Description of the task: Copy each line of the data below exactly, leaving out pictures.

^^^^^^^^

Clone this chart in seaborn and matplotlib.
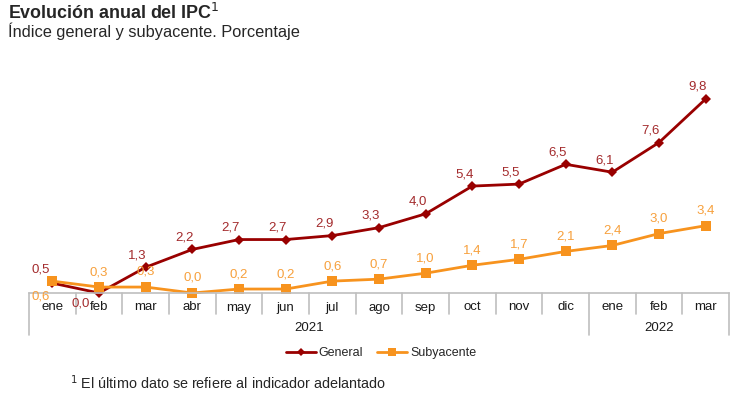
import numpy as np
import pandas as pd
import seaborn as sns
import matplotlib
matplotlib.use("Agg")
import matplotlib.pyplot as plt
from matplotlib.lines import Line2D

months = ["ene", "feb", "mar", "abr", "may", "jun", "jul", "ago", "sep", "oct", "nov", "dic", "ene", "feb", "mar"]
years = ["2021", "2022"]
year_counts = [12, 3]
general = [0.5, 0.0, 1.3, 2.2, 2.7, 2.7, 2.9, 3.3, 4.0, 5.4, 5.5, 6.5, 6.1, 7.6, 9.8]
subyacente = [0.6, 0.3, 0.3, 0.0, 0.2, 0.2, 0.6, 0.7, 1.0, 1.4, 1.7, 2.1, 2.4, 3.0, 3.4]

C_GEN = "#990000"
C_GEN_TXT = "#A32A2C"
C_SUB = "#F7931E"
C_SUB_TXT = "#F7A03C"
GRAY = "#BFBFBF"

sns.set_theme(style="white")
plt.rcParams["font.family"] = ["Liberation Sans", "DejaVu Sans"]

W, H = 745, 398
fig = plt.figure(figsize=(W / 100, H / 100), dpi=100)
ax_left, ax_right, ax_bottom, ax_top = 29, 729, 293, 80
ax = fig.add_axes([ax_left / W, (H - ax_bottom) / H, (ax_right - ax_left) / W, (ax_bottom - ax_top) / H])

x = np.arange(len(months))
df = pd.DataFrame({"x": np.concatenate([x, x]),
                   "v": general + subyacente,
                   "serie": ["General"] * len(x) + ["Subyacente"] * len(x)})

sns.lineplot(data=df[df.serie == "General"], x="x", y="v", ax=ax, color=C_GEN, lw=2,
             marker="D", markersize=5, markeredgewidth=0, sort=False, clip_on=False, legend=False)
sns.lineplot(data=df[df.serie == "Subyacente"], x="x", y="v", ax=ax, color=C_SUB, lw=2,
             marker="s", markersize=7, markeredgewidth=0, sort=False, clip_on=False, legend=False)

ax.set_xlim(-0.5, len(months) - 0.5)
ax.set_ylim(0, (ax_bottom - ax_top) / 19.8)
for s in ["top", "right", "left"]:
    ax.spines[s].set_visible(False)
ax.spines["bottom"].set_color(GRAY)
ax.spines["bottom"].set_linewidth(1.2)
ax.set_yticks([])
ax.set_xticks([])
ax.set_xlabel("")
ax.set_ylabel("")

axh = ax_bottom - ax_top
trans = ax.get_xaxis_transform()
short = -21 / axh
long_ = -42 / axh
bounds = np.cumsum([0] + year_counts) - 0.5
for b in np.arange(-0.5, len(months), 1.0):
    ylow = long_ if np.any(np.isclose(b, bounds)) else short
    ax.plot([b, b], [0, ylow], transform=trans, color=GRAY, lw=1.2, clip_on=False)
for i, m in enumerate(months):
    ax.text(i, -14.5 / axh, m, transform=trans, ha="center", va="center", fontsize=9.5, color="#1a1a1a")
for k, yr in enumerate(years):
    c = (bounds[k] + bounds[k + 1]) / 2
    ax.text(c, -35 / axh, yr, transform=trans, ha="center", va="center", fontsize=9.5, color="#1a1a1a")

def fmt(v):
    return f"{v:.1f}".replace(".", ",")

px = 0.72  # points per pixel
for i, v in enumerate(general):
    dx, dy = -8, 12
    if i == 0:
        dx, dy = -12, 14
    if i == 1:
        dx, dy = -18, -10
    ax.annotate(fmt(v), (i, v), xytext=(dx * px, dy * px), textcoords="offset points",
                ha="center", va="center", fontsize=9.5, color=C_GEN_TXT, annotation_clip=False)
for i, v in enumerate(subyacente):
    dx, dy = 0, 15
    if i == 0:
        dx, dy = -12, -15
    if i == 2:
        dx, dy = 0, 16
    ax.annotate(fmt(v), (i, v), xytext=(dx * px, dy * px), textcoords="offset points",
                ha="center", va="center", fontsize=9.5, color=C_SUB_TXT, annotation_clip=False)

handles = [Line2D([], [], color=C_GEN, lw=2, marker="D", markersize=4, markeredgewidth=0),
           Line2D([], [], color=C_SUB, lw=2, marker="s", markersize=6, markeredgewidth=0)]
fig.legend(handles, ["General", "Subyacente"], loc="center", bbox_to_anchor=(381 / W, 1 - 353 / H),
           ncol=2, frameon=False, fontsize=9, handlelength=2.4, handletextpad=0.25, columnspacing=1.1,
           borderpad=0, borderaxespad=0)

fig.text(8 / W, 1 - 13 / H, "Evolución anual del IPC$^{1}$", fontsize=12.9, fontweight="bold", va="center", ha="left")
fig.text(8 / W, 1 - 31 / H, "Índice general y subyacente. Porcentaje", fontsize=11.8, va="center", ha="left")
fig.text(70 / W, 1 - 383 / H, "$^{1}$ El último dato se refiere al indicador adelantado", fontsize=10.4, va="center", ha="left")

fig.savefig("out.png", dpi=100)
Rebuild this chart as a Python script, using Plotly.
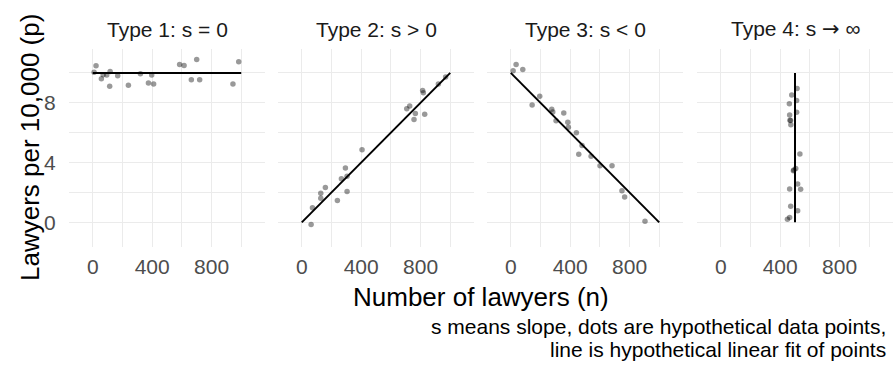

^^^^^^^^

Written solution:
Clone this chart in seaborn and matplotlib.
import numpy as np
import pandas as pd
import seaborn as sns
import matplotlib
matplotlib.use("Agg")
import matplotlib.pyplot as plt
from matplotlib.lines import Line2D

months = ["ene", "feb", "mar", "abr", "may", "jun", "jul", "ago", "sep", "oct", "nov", "dic", "ene", "feb", "mar"]
years = ["2021", "2022"]
year_counts = [12, 3]
general = [0.5, 0.0, 1.3, 2.2, 2.7, 2.7, 2.9, 3.3, 4.0, 5.4, 5.5, 6.5, 6.1, 7.6, 9.8]
subyacente = [0.6, 0.3, 0.3, 0.0, 0.2, 0.2, 0.6, 0.7, 1.0, 1.4, 1.7, 2.1, 2.4, 3.0, 3.4]

C_GEN = "#990000"
C_GEN_TXT = "#A32A2C"
C_SUB = "#F7931E"
C_SUB_TXT = "#F7A03C"
GRAY = "#BFBFBF"

sns.set_theme(style="white")
plt.rcParams["font.family"] = ["Liberation Sans", "DejaVu Sans"]

W, H = 745, 398
fig = plt.figure(figsize=(W / 100, H / 100), dpi=100)
ax_left, ax_right, ax_bottom, ax_top = 29, 729, 293, 80
ax = fig.add_axes([ax_left / W, (H - ax_bottom) / H, (ax_right - ax_left) / W, (ax_bottom - ax_top) / H])

x = np.arange(len(months))
df = pd.DataFrame({"x": np.concatenate([x, x]),
                   "v": general + subyacente,
                   "serie": ["General"] * len(x) + ["Subyacente"] * len(x)})

sns.lineplot(data=df[df.serie == "General"], x="x", y="v", ax=ax, color=C_GEN, lw=2,
             marker="D", markersize=5, markeredgewidth=0, sort=False, clip_on=False, legend=False)
sns.lineplot(data=df[df.serie == "Subyacente"], x="x", y="v", ax=ax, color=C_SUB, lw=2,
             marker="s", markersize=7, markeredgewidth=0, sort=False, clip_on=False, legend=False)

ax.set_xlim(-0.5, len(months) - 0.5)
ax.set_ylim(0, (ax_bottom - ax_top) / 19.8)
for s in ["top", "right", "left"]:
    ax.spines[s].set_visible(False)
ax.spines["bottom"].set_color(GRAY)
ax.spines["bottom"].set_linewidth(1.2)
ax.set_yticks([])
ax.set_xticks([])
ax.set_xlabel("")
ax.set_ylabel("")

axh = ax_bottom - ax_top
trans = ax.get_xaxis_transform()
short = -21 / axh
long_ = -42 / axh
bounds = np.cumsum([0] + year_counts) - 0.5
for b in np.arange(-0.5, len(months), 1.0):
    ylow = long_ if np.any(np.isclose(b, bounds)) else short
    ax.plot([b, b], [0, ylow], transform=trans, color=GRAY, lw=1.2, clip_on=False)
for i, m in enumerate(months):
    ax.text(i, -14.5 / axh, m, transform=trans, ha="center", va="center", fontsize=9.5, color="#1a1a1a")
for k, yr in enumerate(years):
    c = (bounds[k] + bounds[k + 1]) / 2
    ax.text(c, -35 / axh, yr, transform=trans, ha="center", va="center", fontsize=9.5, color="#1a1a1a")

def fmt(v):
    return f"{v:.1f}".replace(".", ",")

px = 0.72  # points per pixel
for i, v in enumerate(general):
    dx, dy = -8, 12
    if i == 0:
        dx, dy = -12, 14
    if i == 1:
        dx, dy = -18, -10
    ax.annotate(fmt(v), (i, v), xytext=(dx * px, dy * px), textcoords="offset points",
                ha="center", va="center", fontsize=9.5, color=C_GEN_TXT, annotation_clip=False)
for i, v in enumerate(subyacente):
    dx, dy = 0, 15
    if i == 0:
        dx, dy = -12, -15
    if i == 2:
        dx, dy = 0, 16
    ax.annotate(fmt(v), (i, v), xytext=(dx * px, dy * px), textcoords="offset points",
                ha="center", va="center", fontsize=9.5, color=C_SUB_TXT, annotation_clip=False)

handles = [Line2D([], [], color=C_GEN, lw=2, marker="D", markersize=4, markeredgewidth=0),
           Line2D([], [], color=C_SUB, lw=2, marker="s", markersize=6, markeredgewidth=0)]
fig.legend(handles, ["General", "Subyacente"], loc="center", bbox_to_anchor=(381 / W, 1 - 353 / H),
           ncol=2, frameon=False, fontsize=9, handlelength=2.4, handletextpad=0.25, columnspacing=1.1,
           borderpad=0, borderaxespad=0)

fig.text(8 / W, 1 - 13 / H, "Evolución anual del IPC$^{1}$", fontsize=12.9, fontweight="bold", va="center", ha="left")
fig.text(8 / W, 1 - 31 / H, "Índice general y subyacente. Porcentaje", fontsize=11.8, va="center", ha="left")
fig.text(70 / W, 1 - 383 / H, "$^{1}$ El último dato se refiere al indicador adelantado", fontsize=10.4, va="center", ha="left")

fig.savefig("out.png", dpi=100)
Rebuild this chart as a Python script, using Plotly.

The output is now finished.